Eines dürfte sicher sein – Irans Oberster Revolutionsführer Ali Khamenei hat dem neuen Präsidenten seine Stimme nicht gegeben. Anders als 18,6 Millionen Iraner. Mit einem spektakulären Triumphzug trugen sie Hassan Rowhani ins Präsidentenamt, den einzig moderaten unter den handverlesenen Kandidaten. Und addiert man zu dessen absoluter Mehrheit noch die Prozente für Teherans Bürgermeister Qalibaf, den viele wegen seiner Wirtschaftskompetenz schätzen, bekamen Irans Hardliner einen vernichtenden Volksentscheid präsentiert. Khamenei und seine Allianz aus Polit-Klerikern und Revolutionären Garden haben zwei Drittel ihrer Bevölkerung gegen sich. Zwei Drittel haben die Nase voll von der Politik des „Widerstandes“, dem großmäuligen Säbelrasseln und der selbstzerstörerischen Dauerfehde gegen den Rest der Welt. Und so sieht sich Irans Oberster Geistlicher, der bei der Stimmabgabe seine üblichen Höllenflüche gegen die USA ausstieß, mit einem neuen Präsidenten konfrontiert, der als Atomunterhändler für Kompromisse stand, der die historisch beispiellose Isolation seiner Heimat von Europa beklagt und Amerika direkte Gespräche anbietet.

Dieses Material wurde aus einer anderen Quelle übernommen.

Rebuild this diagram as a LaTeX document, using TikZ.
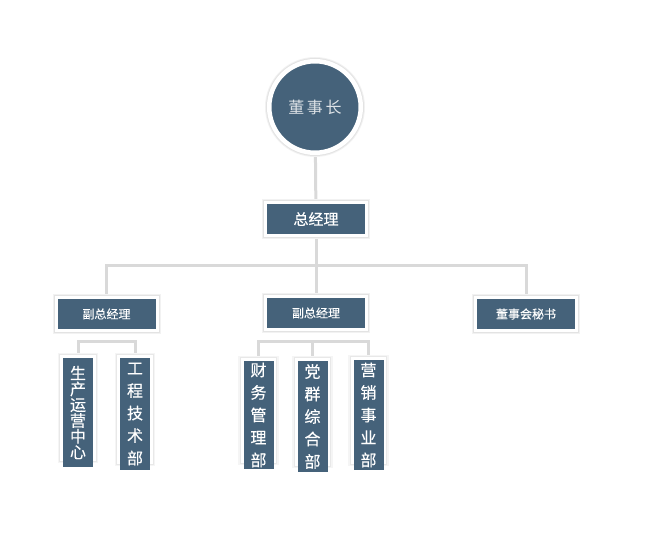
\documentclass[tikz,border=0pt]{standalone}
\usepackage{fontspec}
\newfontfamily\cjk{Noto Sans CJK SC}
\newfontfamily\cjkb[FakeBold=0.3]{Noto Sans CJK SC}
\usetikzlibrary{backgrounds}
\definecolor{SlateBlue}{HTML}{45627A}
\definecolor{LinkGray}{HTML}{D9D9D9}

\begin{document}
\begin{tikzpicture}[x=1pt,y=-1pt,
  halo/.style={preaction={draw=black!5,line width=#1+4pt},preaction={draw=black!11,line width=#1+2pt}},
  box/.style={fill=SlateBlue,draw=white,line width=3pt,minimum width=101pt,minimum height=33pt,inner sep=0pt,
    text=white,font=\cjkb\fontsize{12}{14}\selectfont,halo=3pt},
  col/.style={fill=SlateBlue,text=white,minimum width=30pt,inner sep=0pt,align=center,
    font=\cjkb\fontsize{16}{22.5}\selectfont},
  frame/.style={fill=white,draw=black!9,line width=1pt,preaction={draw=black!4,line width=4pt}},
  link/.style={draw=LinkGray,line width=3pt}]
\useasboundingbox (0,0) rectangle (659,534);

\node[circle,fill=SlateBlue,draw=white,line width=4.5pt,minimum size=91.5pt,halo=4.5pt,
  text=SlateBlue!18!white,font=\cjk\fontsize{16}{18}\selectfont] (chair) at (315,107) {董\,事\,长};
\node[box,font=\cjkb\fontsize{15}{16}\selectfont] (gm) at (316,219) {总经理};
\node[box] (vp1) at (106.5,314) {副总经理};
\node[box] (vp2) at (316,313) {副总经理};
\node[box] (sec) at (526,314) {董事会秘书};

% departments
\node[col,minimum height=109pt,font=\cjkb\fontsize{16}{15.8}\selectfont] (c1) at (78,412.5) {生\\产\\运\\营\\中\\心};
\node[col,minimum height=112pt] (c2) at (135,414) {工\\程\\技\\术\\部};
\node[col,minimum height=108pt] (d1) at (258.5,415) {财\\务\\管\\理\\部};
\node[col,minimum height=111pt] (d2) at (312.5,416.5) {党\\群\\综\\合\\部};
\node[col,minimum height=110pt] (d3) at (368.5,415) {营\\销\\事\\业\\部};

\coordinate (hub) at (316,266);
\coordinate (lb) at (107,342);
\coordinate (mb) at (316,342);

\begin{scope}[on background layer]
\draw[link] (chair) -- (gm);
\draw[link] (gm) -- (vp2);
\draw[link] (vp1.north) |- (hub) -| (sec.north);
\draw[link] (c1.north) |- (lb) -| (c2.north);
\draw[link] (d1.north) |- (mb) -| (d3.north);
\draw[link] (d2.north) -- (d2.north |- mb);
\foreach \n in {c1,c2,d1,d2,d3}
  \path[frame] ([xshift=-3pt,yshift=3pt]\n.north west) rectangle ([xshift=3pt,yshift=6pt]\n.south east);
\end{scope}
\end{tikzpicture}
\end{document}
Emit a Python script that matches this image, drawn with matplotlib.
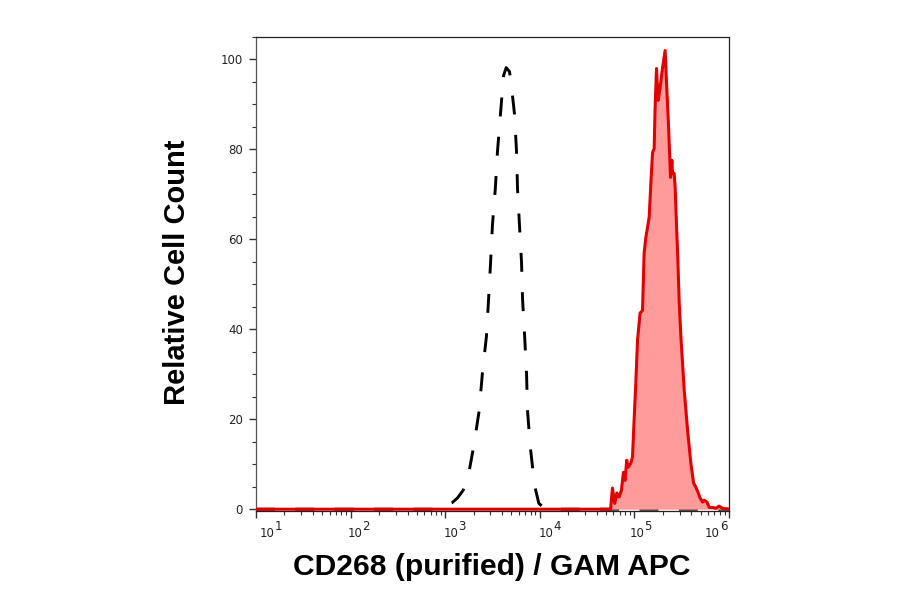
import numpy as np
from matplotlib import pyplot as plt
from matplotlib.ticker import MultipleLocator, NullFormatter, LogLocator

# histogram outlines, x as log10(fluorescence), y as relative count
isotype_log = [1.0, 2.90, 2.97, 3.07, 3.13, 3.19, 3.246, 3.30, 3.36, 3.394, 3.436,
               3.458, 3.48, 3.50, 3.53, 3.553, 3.585, 3.617, 3.645, 3.68, 3.70,
               3.733, 3.754, 3.765, 3.786, 3.807, 3.818, 3.84, 3.86, 3.87, 3.90,
               3.945, 3.99, 4.06, 6.0]
isotype_cnt = [0, 0, 0.6, 1.4, 2.5, 4.2, 7.6, 13.8, 22.0, 30.4, 38.4,
               46.4, 54.9, 63.3, 71.3, 79.6, 88.0, 96.4, 98.2, 97.3, 94.2,
               87.8, 79.6, 71.1, 62.9, 54.9, 46.7, 38.4, 30.2, 22.0, 13.8,
               5.3, 1.3, 0, 0]

cd268_log = [1.0, 4.748, 4.768, 4.792, 4.814, 4.838, 4.863, 4.884, 4.901, 4.919,
             4.933, 4.962, 4.980, 4.997, 5.015, 5.033, 5.060, 5.086, 5.103, 5.121,
             5.139, 5.156, 5.174, 5.192, 5.209, 5.219, 5.234, 5.251, 5.272, 5.298,
             5.325, 5.340, 5.357, 5.375, 5.382, 5.396, 5.403, 5.420, 5.431, 5.446,
             5.457, 5.474, 5.492, 5.527, 5.562, 5.597, 5.626, 5.650, 5.675, 5.696,
             5.721, 5.738, 5.767, 5.791, 5.827, 5.862, 5.894, 5.933, 6.0]
cd268_cnt = [0, 0, 4.7, 1.3, 3.6, 2.7, 4.2, 8.2, 6.4, 10.9,
             9.3, 10.2, 11.6, 19.8, 28.0, 37.6, 43.6, 44.2, 56.9, 60.4,
             62.7, 64.9, 72.4, 79.3, 80.2, 89.3, 98.0, 90.9, 93.8, 98.2,
             102.0, 94.7, 87.1, 77.6, 73.8, 77.6, 74.7, 74.7, 71.6, 62.7,
             56.9, 45.8, 38.2, 26.4, 17.6, 10.2, 5.8, 4.9, 3.6, 2.4,
             1.6, 2.0, 1.6, 0.4, 0.4, 0.2, 0.7, 0.2, 0]

decades = [1, 2, 3, 4, 5, 6]
yticks = [0, 20, 40, 60, 80, 100]

iso_x = 10 ** np.array(isotype_log)
cd_x = 10 ** np.array(cd268_log)

fig = plt.figure(figsize=(9, 5.94), dpi=100)
ax = fig.add_axes([0.2844, 0.1397, 0.5256, 0.798])

ax.plot(iso_x, isotype_cnt, color='black', lw=2.1, linestyle=(0, (6.5, 7)), zorder=2)
ax.fill_between(cd_x, 0, cd268_cnt, color='#ff9b9b', lw=0, zorder=3)
ax.plot(cd_x, cd268_cnt, color='#e00000', lw=2.2, zorder=4)

ax.set_xscale('log')
ax.set_xlim(10, 1e6)
ax.set_ylim(-0.4, 105)

ax.xaxis.set_major_locator(LogLocator(base=10, numticks=10))
ax.xaxis.set_minor_locator(LogLocator(base=10, subs=np.arange(2, 10), numticks=20))
ax.xaxis.set_major_formatter(NullFormatter())
ax.xaxis.set_minor_formatter(NullFormatter())

ax.set_yticks(yticks)
ax.yaxis.set_minor_locator(MultipleLocator(5))
ax.set_yticklabels([str(v) for v in yticks], fontsize=8.5, family='DejaVu Sans', color='#222222')

ax.tick_params(axis='both', which='major', length=5, width=1, color='#333333', pad=4.5)
ax.tick_params(axis='both', which='minor', length=3, width=0.8, color='#333333')

for s in ax.spines.values():
    s.set_linewidth(0.9)
    s.set_color('#222222')
ax.spines['left'].set_color('#555555')

# decade labels: "10" with a full size exponent
dx = [4, -3, -2, -1, -5, -24]
for k, off in zip(decades, dx):
    ax.annotate('10', xy=(10 ** k, 0), xycoords=('data', 'axes fraction'),
                xytext=(off, -16), textcoords='offset pixels',
                ha='left', va='top', fontsize=8.5, family='DejaVu Sans', color='#222222')
    ax.annotate(str(k), xy=(10 ** k, 0), xycoords=('data', 'axes fraction'),
                xytext=(off + 15, -9), textcoords='offset pixels',
                ha='left', va='top', fontsize=8.5, family='DejaVu Sans', color='#222222')

fig.text(0.5467, 0.045, 'CD268 (purified) / GAM APC', ha='center', va='center',
         fontsize=21.6, fontweight='bold', family='Liberation Sans')
fig.text(0.197, 0.542, 'Relative Cell Count', ha='center', va='center', rotation=90,
         fontsize=21, fontweight='bold', family='Liberation Sans')

fig.savefig('out.png', dpi=100)
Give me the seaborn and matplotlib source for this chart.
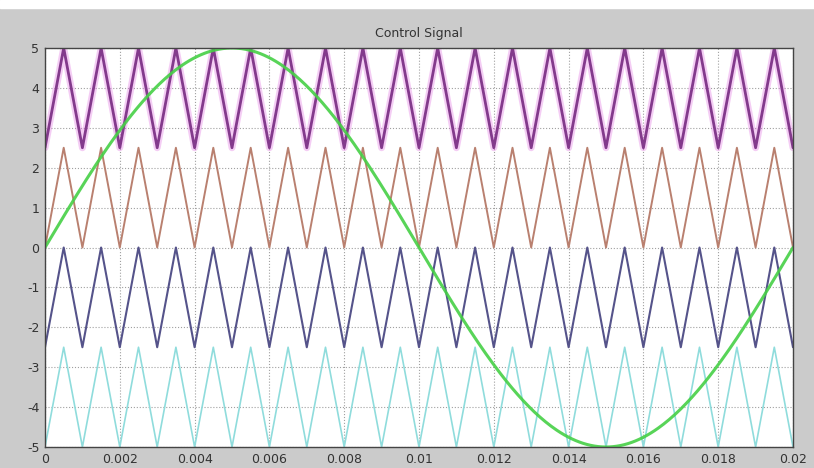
import numpy as np
import pandas as pd
import matplotlib
matplotlib.use("Agg")
import matplotlib.pyplot as plt
import seaborn as sns

# signal parameters
sine_amp = 5.0          # green reference peak
sine_freq = 50.0        # one period over 0..0.02 s
carrier_freq = 1000.0   # 20 triangles over 0..0.02 s
carrier_low = [2.5, 0.0, -2.5, -5.0]
carrier_high = [5.0, 2.5, 0.0, -2.5]
carrier_names = ["c1", "c2", "c3", "c4"]
carrier_colors = ["#833a8c", "#b9806f", "#55538a", "#8fdcdc"]
carrier_widths = [2.0, 1.4, 1.5, 1.2]
x_ticks = [0, 0.002, 0.004, 0.006, 0.008, 0.01, 0.012, 0.014, 0.016, 0.018, 0.02]
x_labels = ["0", "0.002", "0.004", "0.006", "0.008", "0.01", "0.012", "0.014", "0.016", "0.018", "0.02"]
y_ticks = list(range(-5, 6))
t_end = 0.02

sns.set_style("white")
plt.rcParams["font.family"] = ["DejaVu Sans"]
plt.rcParams["axes.unicode_minus"] = False

# triangle carriers: vertices every half period, trough at t=0
t_vert = np.arange(0, t_end + 1e-9, 0.5 / carrier_freq)
rows = []
for name, lo, hi in zip(carrier_names, carrier_low, carrier_high):
    vals = np.where(np.arange(len(t_vert)) % 2 == 0, lo, hi)
    rows.append(pd.DataFrame({"t": t_vert, "v": vals, "name": name}))
carriers = pd.concat(rows)

t_s = np.linspace(0, t_end, 400)
ref = pd.DataFrame({"t": t_s, "v": sine_amp * np.sin(2 * np.pi * sine_freq * t_s)})

fig = plt.figure(figsize=(8.14, 4.68), dpi=100, facecolor="#cbcbcb")
fig.patches.append(plt.Rectangle((0, 1 - 8 / 468), 1, 8 / 468, transform=fig.transFigure,
                                 color="white", zorder=-1))
ax = fig.add_axes([45 / 814, 21 / 468, 748 / 814, 399 / 468])
ax.set_facecolor("white")

# soft pink halo under the top carrier (blurred look of the original)
d1 = carriers[carriers["name"] == carrier_names[0]]
sns.lineplot(data=d1, x="t", y="v", ax=ax, color="#e070e0", lw=5, alpha=0.35, estimator=None, sort=False)
for name, col, lw in zip(carrier_names, carrier_colors, carrier_widths):
    d = carriers[carriers["name"] == name]
    sns.lineplot(data=d, x="t", y="v", ax=ax, color=col, lw=lw, estimator=None, sort=False)
sns.lineplot(data=ref, x="t", y="v", ax=ax, color="#46d046", lw=2.2, estimator=None, alpha=0.9)

ax.set_xlim(0, t_end)
ax.set_ylim(-5, 5)
ax.set_xticks(x_ticks)
ax.set_xticklabels(x_labels)
ax.set_yticks(y_ticks)
ax.set_xlabel("")
ax.set_ylabel("")
ax.grid(True, linestyle=":", color="#a0a0a0", lw=0.8)
ax.tick_params(direction="in", length=4, labelsize=9, colors="#333333", pad=4)
for s in ax.spines.values():
    s.set_color("#444444")
    s.set_linewidth(1.0)
ax.set_title("Control Signal", fontsize=9, color="#333333", pad=8)

fig.savefig("out.png", dpi=100, facecolor=fig.get_facecolor())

Eigentlich wollten Khamenei und seine Getreuen diesmal nichts dem Zufall überlassen. Alles, was das Regime an Einschüchterung, Gängelung, Internetkontrolle und Pressezensur aufzufahren hatte, war vor der Abstimmung eingesetzt worden. Im Ergebnis jedoch tanzen nun erstmals seit Jahren wieder hunderttausende Bürger auf den Straßen, feiern sich und ihren Kandidaten Rowhani, strecken dem verhassten Regime ihre grünen und violetten Tücher entgegen. Sie fordern die Freilassung aller politischen Gefangenen und der beiden Ikonen der grünen Bewegung, Mir-Hossein Mussawi und Mehdi Karroubi, während die vom Regime aufgebotenen Heere an Geheimdienstlern unschlüssig herumstehen.

Die Hardliner haben sich mit ihrer aggressiven Atompolitik genauso verkalkuliert wie mit ihrem kriegerischen Syrieneinsatz und ihrer repressiven Innenpolitik. Irans Bankensystem steht vor dem Kollaps, die Ölexporte sind so niedrig wie seit 25 Jahren nicht mehr. Die Jugendarbeitslosigkeit liegt bei nahezu 40 Prozent. Immer mehr Uran-Zentrifugen laufen, und immer mehr Fließbänder stehen still – so hatte Rowhani im Wahlkampf argumentiert. Das Volk antwortete ihm mit einem überwältigenden Ergebnis. Die Menschen wollen eine Wende, die ihr Land endlich aus der Sackgasse herausführt. Und sie wollen endlich wieder leben als respektiertes Mitglied im Kreis der Völker.